On February 28, 2011, in Seymore v. Metson Marine, Inc., the California Court of Appeal held that an employer cannot “artificially designate the workweek in such a way as to circumvent the statutory requirement to pay overtime rates for the seventh consecutive day worked in each workweek.” In that case, the employees worked 14-day “hitches,” beginning at noon on a Tuesday and ending at noon two weeks later. Metson’s workweek began and ended on Sunday at midnight.

As a result, the 14-day hitch began in the middle of one workweek, consumed the entire second workweek, and ended in the middle of the third workweek. Metson paid the special seventh day premium pay only during the middle workweek. The court held in its original opinion that Metson’s workweek designation could be an improper attempt to circumvent the Labor Code’s overtime requirements. See Seyfarth Shaw’s management alert related to the Court’s opinion here.

On April 14, 2011, the Seymore court issued a new opinion following the employer’s petition for rehearing (click here to read). While the result of the case for Metson did not change, the court now recognizes that an employer may assign employees to work schedules that differ from the company’s designated workweek/workday. But the court maintains its view that employers may not designate workweeks in a manner designed primarily to evade overtime compensation.

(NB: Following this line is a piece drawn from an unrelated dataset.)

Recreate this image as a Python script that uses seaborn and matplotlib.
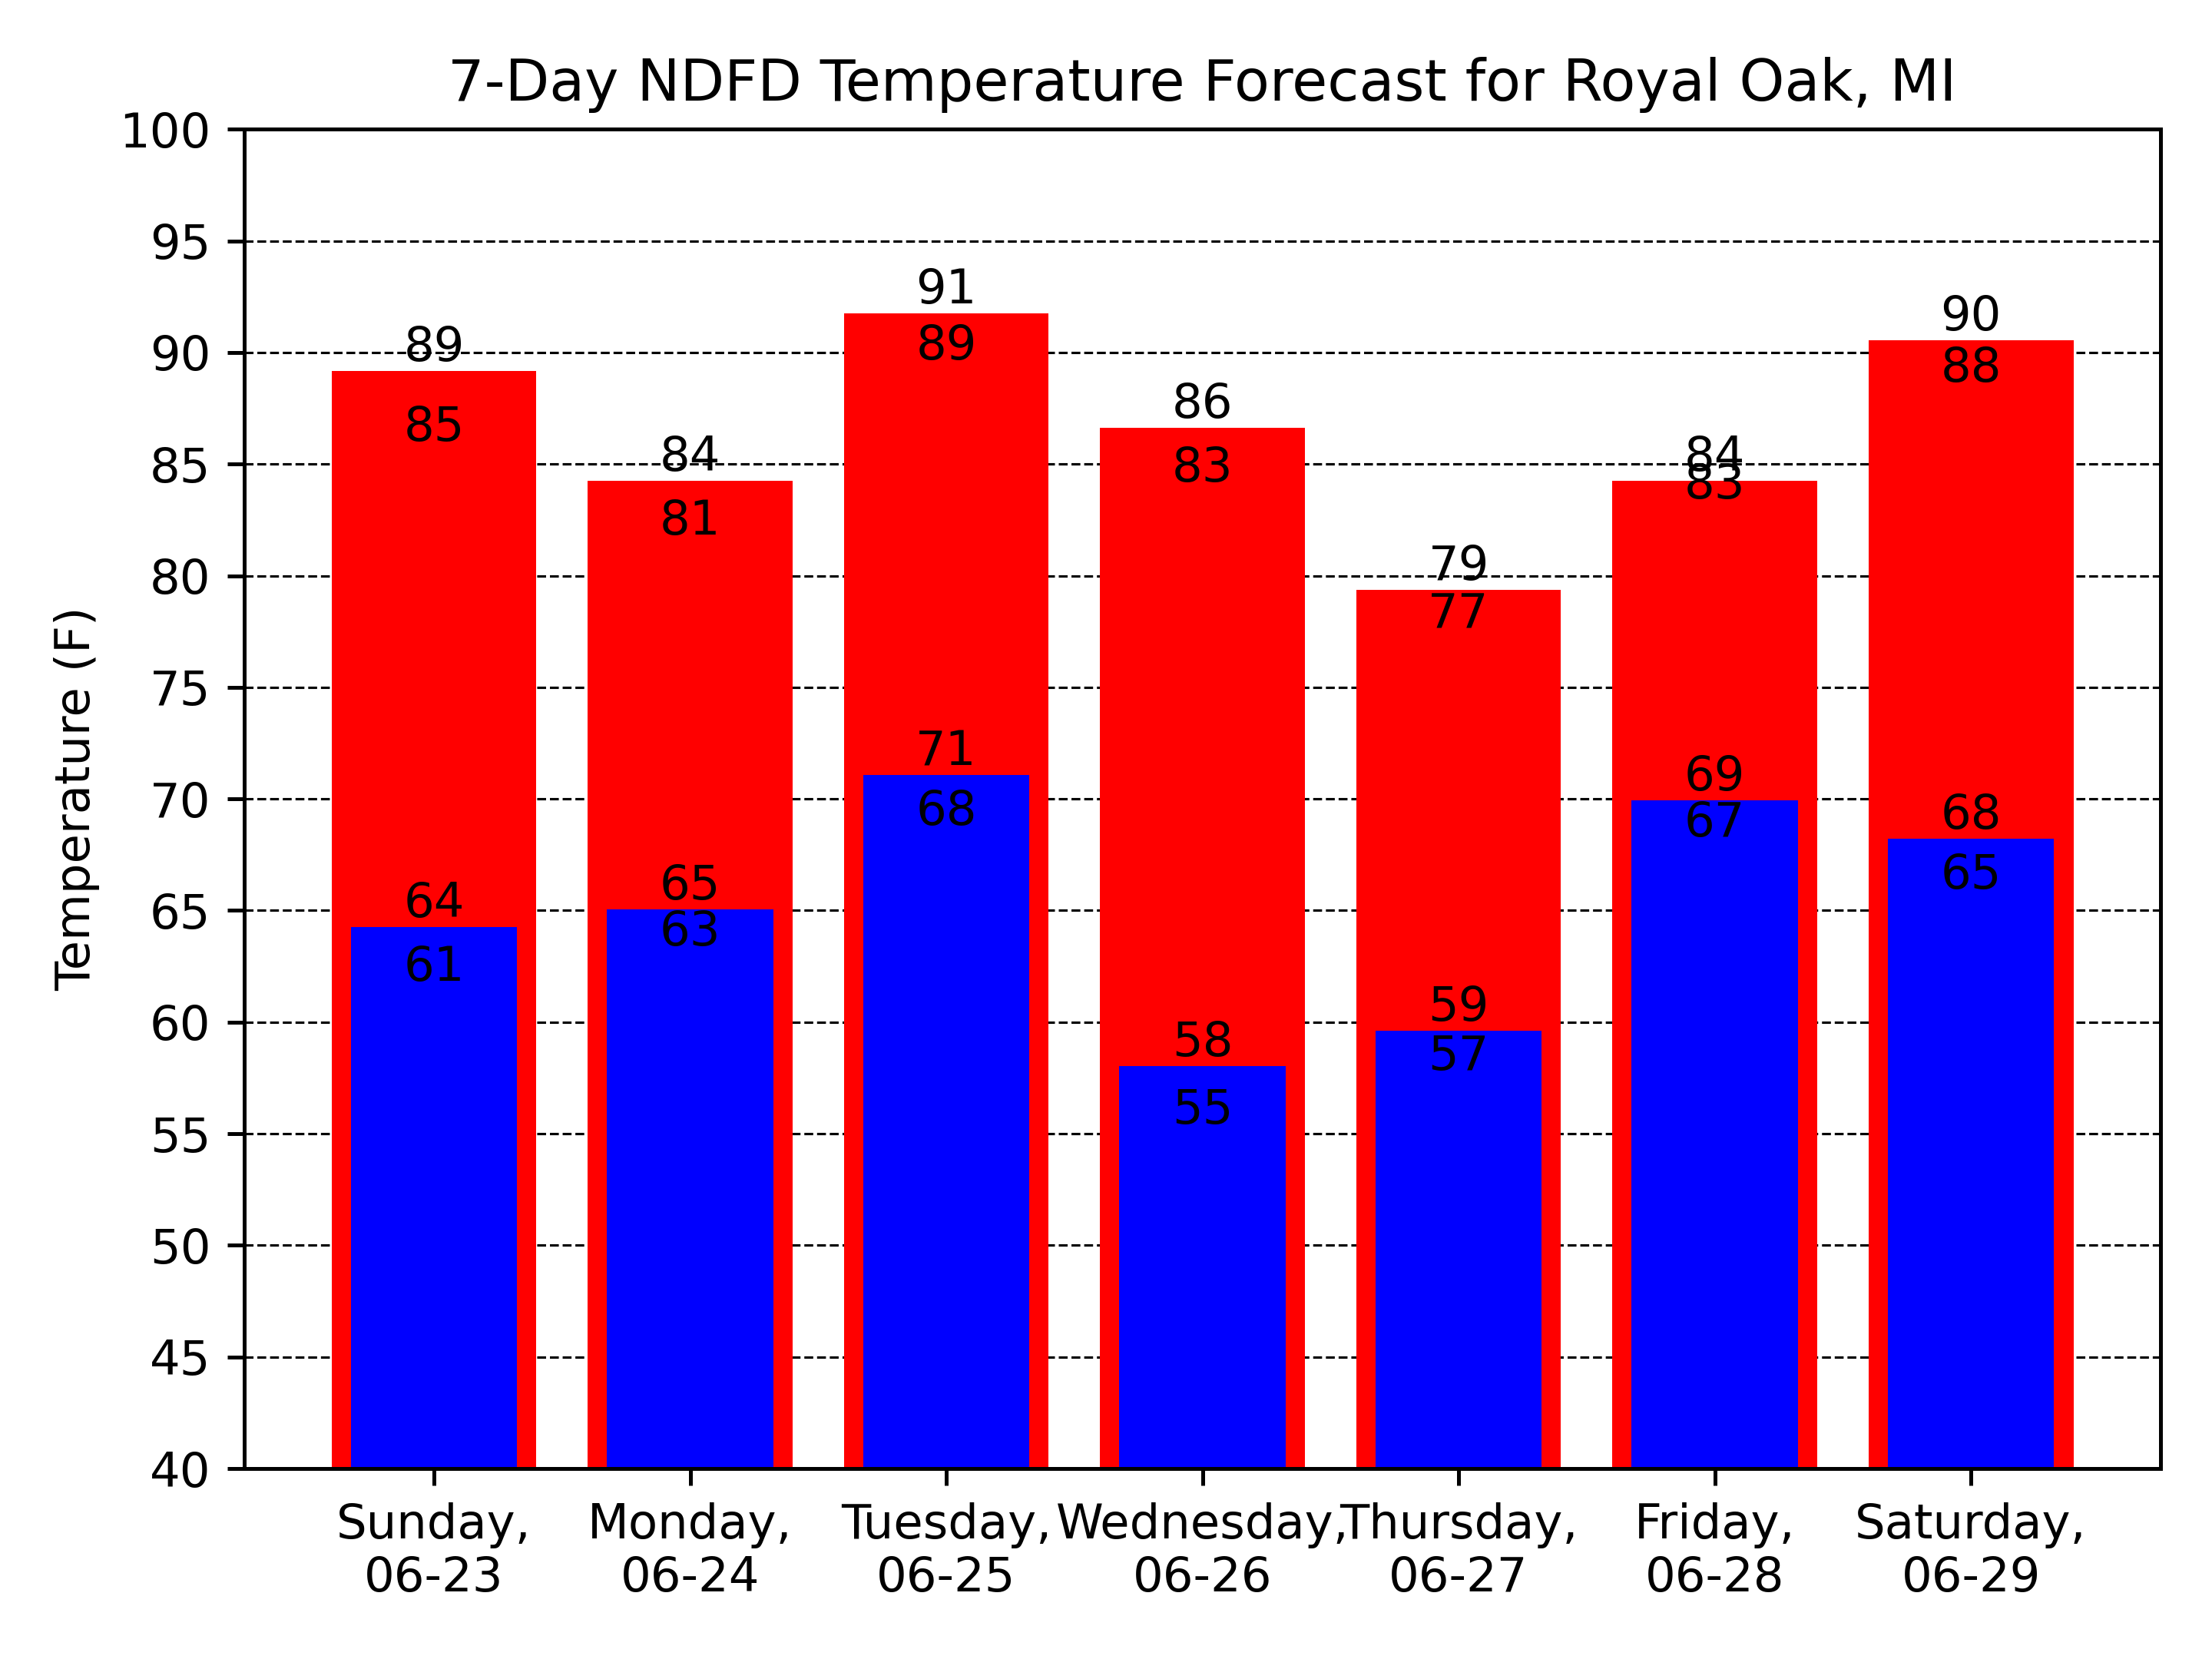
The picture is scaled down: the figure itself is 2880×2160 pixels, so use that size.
import matplotlib
matplotlib.use('Agg')
import matplotlib.pyplot as plt
import seaborn as sns
import numpy as np

# 日期标签
days = ['Sunday,\n06-23', 'Monday,\n06-24', 'Tuesday,\n06-25', 'Wednesday,\n06-26',
        'Thursday,\n06-27', 'Friday,\n06-28', 'Saturday,\n06-29']
# 最高温 (柱高) 与第二个标注值
max_temp = [89.18, 84.25, 91.75, 86.63, 79.37, 84.25, 90.55]
max_temp2 = [85.58, 81.40, 89.25, 83.78, 77.22, 83.02, 88.25]
# 最低温 (柱高) 与第二个标注值
min_temp = [64.26, 65.06, 71.07, 58.04, 59.63, 69.94, 68.22]
min_temp2 = [61.40, 63.00, 68.39, 55.00, 57.42, 67.86, 65.53]
yticks = list(range(40, 101, 5))

#   -- plot --
fig, ax = plt.subplots(figsize=(6.4, 4.8), dpi=450)
fig.subplots_adjust(left=0.1105, right=0.9767, top=0.9221, bottom=0.1148)  # 调整整体空白

sns.barplot(x=days, y=max_temp, color='red', saturation=1, width=0.8,
            errorbar=None, linewidth=0, ax=ax)
sns.barplot(x=days, y=min_temp, color='blue', saturation=1, width=0.65,
            errorbar=None, linewidth=0, ax=ax)

# 柱子上的数字
for i in range(len(days)):
    for v in (max_temp[i], max_temp2[i], min_temp[i], min_temp2[i]):
        ax.text(i, v, str(int(v)), ha='center', va='bottom', fontsize=10)

ax.set_ylim(40, 100)
ax.set_yticks(yticks)
ax.set_xlim(-0.74, 6.74)
ax.set_axisbelow(True)
ax.yaxis.grid(True, linestyle='--', color='black', linewidth=0.5)
ax.set_ylabel('Temperature (F)')
ax.set_xlabel('')
ax.set_title('7-Day NDFD Temperature Forecast for Royal Oak, MI')

fig.savefig('out.png', dpi=450)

The court observed that, on the current record, Metson had not produced a legitimate business reason why its designated workweek/workday (starting at midnight Sunday) differs from the assigned work schedule of the employees at issue (starting at Tuesday noon). The ruling did not foreclose Metson from putting on evidence at trial of a legitimate business reason for its workweek designation. Similarly, the court did not address the fact that typically employers do have legitimate business reasons for designating a workweek/workday on a company-wide or other broad-based method in order to maintain uniform payroll systems.